Wednesday, December 7, 2016

Brad's Supper-time Woes

"What do you think," Brad asked carefully as September approached, "if we made soup every Sunday so we'd have a back-up meal for the week days that we're busy?" I glared at him. "What are you implying," I snarled. "Are you trying to tell me, after ten years, that cereal is no longer good enough for you?" After he spent an apologetic ten minutes professing his love for sugar-coated cereals, my poor husband tried again. "You make the best chili ever," he started before I interrupted him. "Don't set up false expectations for me," I shouted. "I'm not," he insisted, "but your potato soup in unparalleled." I groaned as he rattled off a list of five soup-like meals to put in a Sunday rotation. This was a nightmare.

But I rose to the challenge. Unfortunately, Brad "Don't-Fix-What-ISN'T-Broken" Mosiman was about to re-encounter his wife, "Hey...Let's-Try-THIS!" Enter: One-pot chicken-and-dumplings:  Fail. So Brad "Let's-Not-Re-Invent-The-Wheel" Mosiman wrote down and posted his Top 5 Soup Picks. So Amy "Back-To-The-Drawing-Board" Mosiman got out her potato soup recipe and yawned.

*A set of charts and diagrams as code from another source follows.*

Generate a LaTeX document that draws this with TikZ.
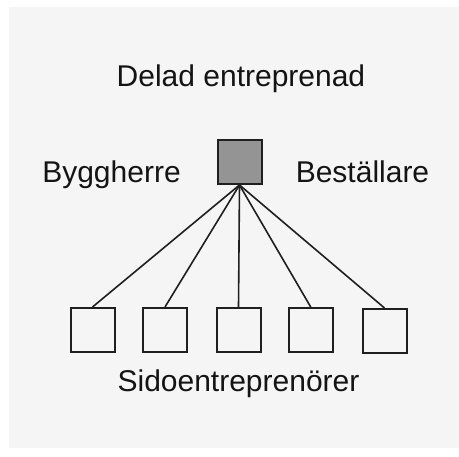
\documentclass[tikz,border=0pt]{standalone}
\usepackage{fontspec}
\setmainfont{Liberation Sans}
\begin{document}
\begin{tikzpicture}[x=1pt,y=-1pt,
  lbl/.style={inner sep=0pt,anchor=base,font=\fontsize{30}{36}\selectfont,text=black!92},
  sidobox/.style={draw=black!88,line width=2pt,minimum size=44pt,inner sep=0pt},
  headbox/.style={draw=black!88,line width=2pt,minimum size=44pt,inner sep=0pt,fill=black!42},
  link/.style={draw=black!88,line width=1.6pt}]
\useasboundingbox (0,0) rectangle (459,457);
\fill[white] (0,0) rectangle (459,457);
\fill[black!4] (9,7) rectangle (459,448);
\node[lbl] (title) at (241,87) {Delad entreprenad};
\node[lbl] (bh) at (111.5,183) {Byggherre};
\node[lbl] (best) at (362.5,183) {Beställare};
\node[lbl] (sido) at (238.5,391.5) {Sidoentreprenörer};
\node[headbox] (top) at (239.5,162) {};
\node[sidobox] (b1) at (92.5,330) {};
\node[sidobox] (b2) at (165,330) {};
\node[sidobox] (b3) at (238.5,330.5) {};
\node[sidobox] (b4) at (311,330.5) {};
\node[sidobox] (b5) at (384.5,331) {};
\foreach \b in {b1,b2,b3,b4,b5}
  \draw[link] (top.south) -- (\b.north);
\end{tikzpicture}
\end{document}
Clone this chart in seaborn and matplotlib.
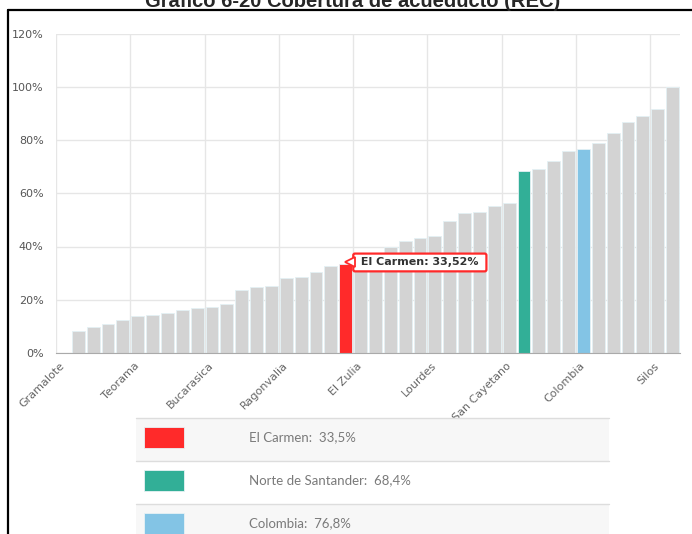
import numpy as np
import pandas as pd
import seaborn as sns
from matplotlib import pyplot as plt
from matplotlib.patches import Rectangle
from matplotlib.lines import Line2D

# valores de cobertura de acueducto (%) ordenados de menor a mayor
valores = [0.0, 8.2, 9.7, 10.8, 12.3, 13.8, 14.2, 15.0, 16.1, 16.8,
           17.3, 18.3, 23.7, 24.9, 25.3, 28.0, 28.6, 30.3, 32.5, 33.52,
           35.0, 37.0, 40.0, 42.1, 43.1, 43.8, 49.6, 52.6, 53.0, 55.3,
           56.5, 68.4, 69.1, 72.2, 76.0, 76.8, 79.0, 82.8, 86.7, 88.9,
           91.7, 100.0]
destacados = {19: 'El Carmen', 31: 'Norte de Santander', 35: 'Colombia'}
etiquetas_pos = [0, 5, 10, 15, 20, 25, 30, 35, 40]
etiquetas = ['Gramalote', 'Teorama', 'Bucarasica', 'Ragonvalia', 'El Zulia',
             'Lourdes', 'San Cayetano', 'Colombia', 'Silos']
leyenda_txt = ['El Carmen:  33,5%', 'Norte de Santander:  68,4%', 'Colombia:  76,8%']

colores = {'otro': '#d3d3d3', 'El Carmen': '#ff2a2a',
           'Norte de Santander': '#32af97', 'Colombia': '#83c4e5'}

grupos = [destacados.get(i, 'otro') for i in range(len(valores))]
df = pd.DataFrame({'pos': range(len(valores)), 'valor': valores, 'grupo': grupos})

sns.set_style('white')
W, H = 692, 534
fig = plt.figure(figsize=(W / 100, H / 100), dpi=100)

def fx(x):
    return x / W

def fy(y):
    return 1 - y / H

ax = fig.add_axes([fx(56), fy(353), (680 - 56) / W, (353 - 33.5) / H])
ax.set_axisbelow(True)

sns.barplot(data=df, x='pos', y='valor', hue='grupo', palette=colores,
            saturation=1, dodge=False, width=0.86, edgecolor='#e4f1f5',
            linewidth=0.6, legend=False, ax=ax, zorder=2)

ax.set_xlim(-0.5, len(valores) - 0.5)
ax.set_ylim(0, 120)
ax.set_yticks(range(0, 121, 20))
ax.set_yticklabels([f'{v}%' for v in range(0, 121, 20)], color='#555555',
                   fontsize=8)
ax.yaxis.grid(True, color='#e6e6e6', lw=1)
ax.vlines(np.arange(-0.5, 40, 5), 0, 120, color='#e6e6e6', lw=1, zorder=0)

ax.set_xticks(etiquetas_pos)
ax.set_xticklabels(etiquetas, rotation=45, ha='right', va='center',
                   rotation_mode='anchor', color='#666666', fontsize=8)
ax.tick_params(axis='x', length=5, color='#aaaaaa', width=1, pad=3)
ax.tick_params(axis='y', length=0, pad=9)
ax.set_xlabel('')
ax.set_ylabel('')
for s in ['top', 'right', 'left']:
    ax.spines[s].set_visible(False)
ax.spines['bottom'].set_color('#aaaaaa')

# tooltip de El Carmen
ax.text(19.77, 34.0, ' El Carmen: 33,52% ', fontsize=8, weight='bold',
        color='#333333', va='center', ha='left', zorder=5,
        bbox=dict(boxstyle='round,pad=0.35,rounding_size=0.15', fc='white',
                  ec='#ff2a2a', lw=1.6))
ax.plot([19.3], [34.0], marker='<', ms=7, mfc='white', mec='#ff2a2a',
        mew=1.3, zorder=6, clip_on=False)

# titulo recortado y marco del documento
fig.text(fx(353), fy(7), 'Gráfico 6-20 Cobertura de acueducto (REC)',
         ha='center', va='baseline', fontsize=14.5, weight='bold',
         family='Liberation Sans')
fig.add_artist(Line2D([fx(8), 1], [fy(10), fy(10)], color='black', lw=1.6))
fig.add_artist(Line2D([fx(8), fx(8)], [0, fy(10)], color='black', lw=1.6))

# tabla de leyenda
filas = [418, 461, 504]
fondos = ['#f7f7f7', '#ffffff', '#f7f7f7']
swatch = [colores['El Carmen'], colores['Norte de Santander'], colores['Colombia']]
for i, y0 in enumerate(filas):
    fig.add_artist(Rectangle((fx(136), fy(y0 + 43)), (609 - 136) / W, 43 / H,
                             transform=fig.transFigure, fc=fondos[i], ec='none'))
    fig.add_artist(Line2D([fx(136), fx(609)], [fy(y0), fy(y0)],
                          color='#dddddd', lw=1))
    fig.add_artist(Rectangle((fx(144), fy(y0 + 30)), 40 / W, 21 / H,
                             transform=fig.transFigure, fc=swatch[i],
                             ec='#e8f2f5', lw=0.6))
    fig.text(fx(249), fy(y0 + 19.5), leyenda_txt[i], fontsize=9.5,
             color='#7a7a7a', va='center', ha='left', family='Lato')

fig.savefig('out.png', dpi=100)
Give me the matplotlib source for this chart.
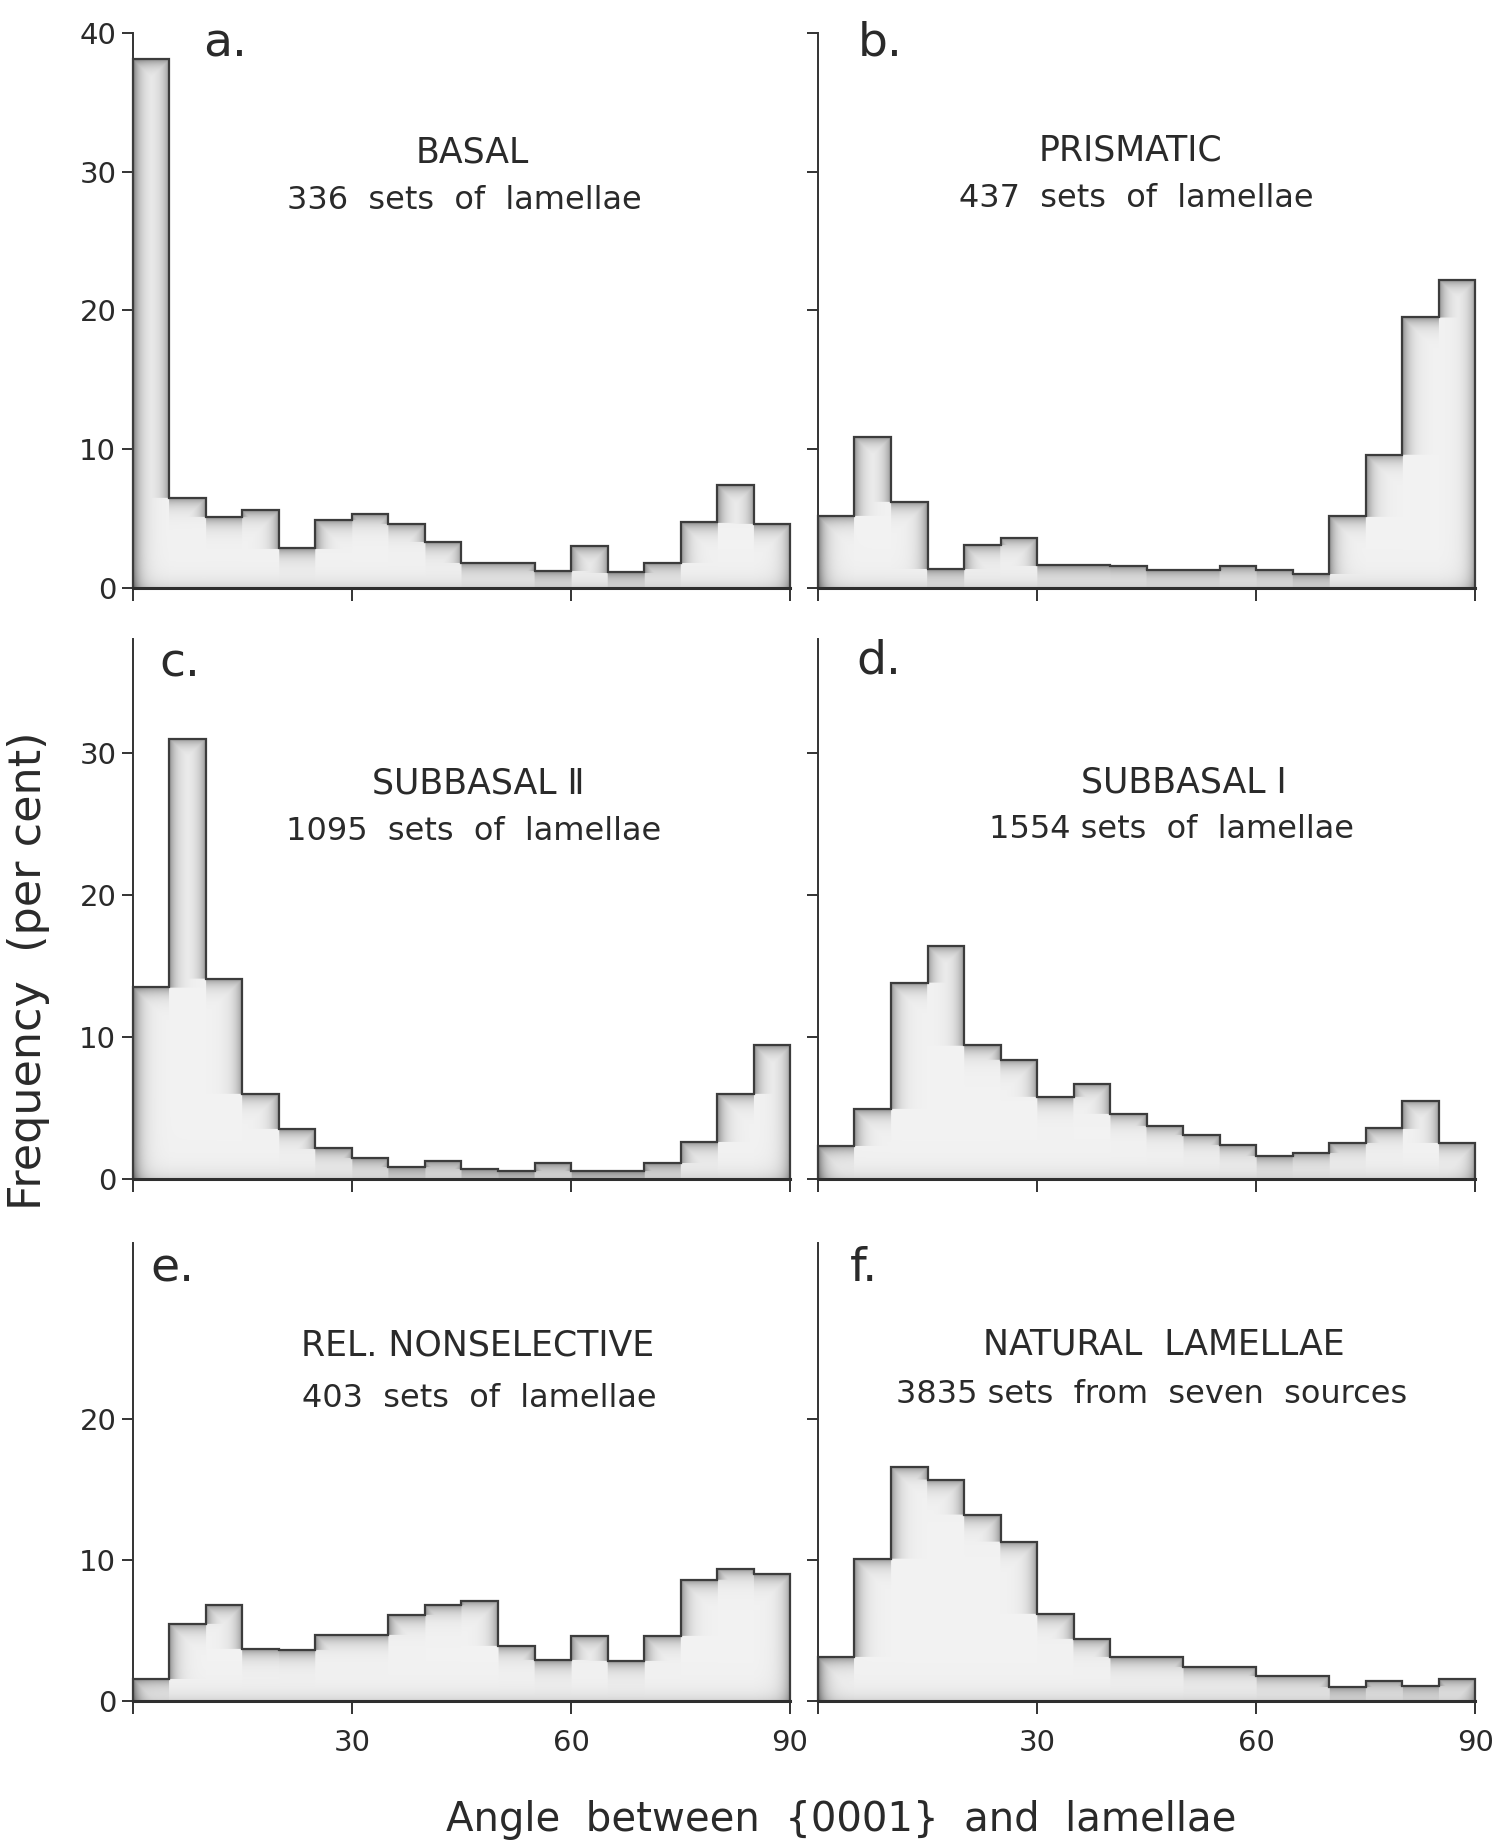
import numpy as np
import matplotlib.pyplot as plt

plt.rcParams['font.family'] = ['DejaVu Sans']
plt.rcParams['text.color'] = '#2a2a2a'

# 5-degree classes, 0-90 degrees
edges = np.arange(0, 91, 5)

basal = [38.1, 6.5, 5.1, 5.6, 2.85, 4.9, 5.3, 4.6, 3.3, 1.8, 1.8, 1.2, 3.0, 1.1, 1.8, 4.7, 7.4, 4.6]
prismatic = [5.2, 10.9, 6.2, 1.35, 3.1, 3.6, 1.6, 1.6, 1.55, 1.3, 1.3, 1.55, 1.3, 1.0, 5.15, 9.6, 19.5, 22.2]
subbasal2 = [13.5, 31.0, 14.1, 6.0, 3.5, 2.15, 1.45, 0.85, 1.25, 0.7, 0.55, 1.1, 0.55, 0.55, 1.1, 2.6, 6.0, 9.4]
subbasal1 = [2.3, 4.9, 13.8, 16.4, 9.4, 8.4, 5.8, 6.7, 4.6, 3.75, 3.1, 2.4, 1.6, 1.85, 2.55, 3.55, 5.5, 2.55]
nonselective = [1.6, 5.5, 6.8, 3.7, 3.6, 4.7, 4.7, 6.1, 6.8, 7.1, 3.9, 2.9, 4.6, 2.85, 4.6, 8.6, 9.4, 9.0]
natural = [3.1, 10.1, 16.6, 15.7, 13.2, 11.3, 6.2, 4.4, 3.1, 3.1, 2.4, 2.4, 1.8, 1.8, 1.0, 1.45, 1.1, 1.55]

letters = ['a.', 'b.', 'c.', 'd.', 'e.', 'f.']
titles = ['BASAL', 'PRISMATIC', 'SUBBASAL Ⅱ', 'SUBBASAL Ⅰ', 'REL. NONSELECTIVE', 'NATURAL  LAMELLAE']
subtitles = ['336  sets  of  lamellae', '437  sets  of  lamellae', '1095  sets  of  lamellae',
             '1554 sets  of  lamellae', '403  sets  of  lamellae', '3835 sets  from  seven  sources']
series = [basal, prismatic, subbasal2, subbasal1, nonselective, natural]

row_top = [40, 38, 32.5]
row_yticks = [[0, 10, 20, 30, 40], [0, 10, 20, 30], [0, 10, 20]]
row_box = [(0.681, 0.301), (0.360, 0.293), (0.0765, 0.2485)]
col_left = [0.0885, 0.5446]
col_w = 0.4375

title_y = [(0.785, 0.699), (0.789, 0.702), (0.733, 0.644), (0.735, 0.648), (0.776, 0.662), (0.778, 0.670)]
title_x = [(0.516, 0.505), (0.476, 0.484), (0.525, 0.519), (0.556, 0.538), (0.525, 0.527), (0.527, 0.508)]
letter_xy = [(0.107, 0.957), (0.061, 0.96), (0.041, 0.93), (0.058, 0.937), (0.027, 0.917), (0.049, 0.917)]


def shade(ax, vals, ytop):
    # near-white fill that darkens close to the outline, like the stippled original
    w_px, h_px = ax.bbox.width, ax.bbox.height
    nx, ny = int(w_px), int(h_px)
    v = np.asarray(vals)
    xs = (np.arange(nx) + 0.5) / nx * 90
    ys = (np.arange(ny) + 0.5) / ny * ytop
    idx = np.minimum((xs // 5).astype(int), len(v) - 1)
    top = v[idx]
    left_nb = np.r_[0, v[:-1]][idx]
    right_nb = np.r_[v[1:], 0][idx]
    Y = ys[:, None]
    d = (top[None, :] - Y) * (h_px / ytop)
    dl = (xs - edges[idx]) * (w_px / 90)
    dr = (edges[idx + 1] - xs) * (w_px / 90)
    DL = np.where(Y > left_nb[None, :], dl[None, :], np.inf)
    DR = np.where(Y > right_nb[None, :], dr[None, :], np.inf)
    D = np.minimum(d, np.minimum(DL, DR))
    g = 0.95 - 0.38 * np.exp(-np.clip(D, 0, None) / 7)
    # faint band along the baseline and the y axis
    g = g - 0.12 * np.exp(-(Y * h_px / ytop) / 8) - 0.10 * np.exp(-(xs[None, :] * w_px / 90) / 8)
    img = np.ones((ny, nx, 4))
    img[..., 0] = g
    img[..., 1] = g
    img[..., 2] = g
    img[..., 3] = (d > 0).astype(float)
    ax.imshow(img, extent=[0, 90, 0, ytop], origin='lower', aspect='auto',
              interpolation='bilinear', zorder=1)


fig = plt.figure(figsize=(15.02, 18.42), dpi=100)

for i, vals in enumerate(series):
    row, col = i // 2, i % 2
    bottom, height = row_box[row]
    ax = fig.add_axes([col_left[col], bottom, col_w, height])
    ytop = row_top[row]

    shade(ax, vals, ytop)
    ax.stairs(vals, edges, baseline=0, color='#3c3c3c', lw=1.6, zorder=3, clip_on=False)

    ax.set_xlim(0, 90)
    ax.set_ylim(0, ytop)
    for s in ['top', 'right']:
        ax.spines[s].set_visible(False)
    ax.spines['left'].set_linewidth(1.4)
    ax.spines['left'].set_color('#333333')
    ax.spines['bottom'].set_linewidth(2.2)
    ax.spines['bottom'].set_color('#2e2e2e')
    ax.spines['bottom'].set_zorder(4)

    ax.set_xticks([0, 30, 60, 90])
    if row == 2:
        ax.set_xticklabels(['', '30', '60', '90'])
    else:
        ax.set_xticklabels([])
    ax.set_yticks(row_yticks[row])
    if col == 0:
        ax.set_yticklabels([str(t) for t in row_yticks[row]])
    else:
        ax.set_yticklabels([])
    ax.tick_params(axis='x', direction='out', length=9, width=1.4, color='#333333',
                   labelsize=21, pad=11, labelcolor='#2a2a2a')
    ax.tick_params(axis='y', direction='out', length=8, width=1.4, color='#333333',
                   labelsize=21, pad=4, labelcolor='#2a2a2a')

    lx, ly = letter_xy[i]
    ax.text(lx, ly, letters[i], transform=ax.transAxes, fontsize=34, va='baseline', ha='left')
    tx, sx = title_x[i]
    ty, sy = title_y[i]
    ax.text(tx, ty, titles[i], transform=ax.transAxes, fontsize=25, ha='center', va='center')
    ax.text(sx, sy, subtitles[i], transform=ax.transAxes, fontsize=23, ha='center', va='center')

fig.text(0.019, 0.473, 'Frequency  (per cent)', rotation=90, fontsize=32, ha='center', va='center')
fig.text(0.560, 0.006, 'Angle  between  {0001}  and  lamellae', fontsize=29, ha='center', va='baseline')

fig.savefig('out.png', dpi=100, facecolor='white')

"What'ya making," Brad asked in cautious excitement as he saw potato-soup-like ingredients strewn about our small kitchen. He peered into the pot. "Is it always this color when you're making it?" he asked with the air of a man who once out-raced piranhas while crossing a shallow river in Panama. "Yes," I snapped, a woman who is energized daily by the tears of 9-year-old children. He wandered over to the recipe book. "Which one do you use," he inquired. "What...are you going to shine a flashlight in my eyes and drip water on my forehead next?" I countered evasively, "I use a combination of three recipes." He scowled as I dumped half a bag of shredded carrots in the steaming pot and tossed a large handful of some sort of green seasoning in after. "What was that," Brad asked in concern. I shrugged. "I don't know...oregano?"

My ghost-white soup turned out a little thicker than usual. "A little thicker?"  Brad said in disbelief before hollering out to his daughter in the other room, "Sydney! Want a slice of soup?" Cereal's looking pretty good after all...isn't it, Brad Mosiman?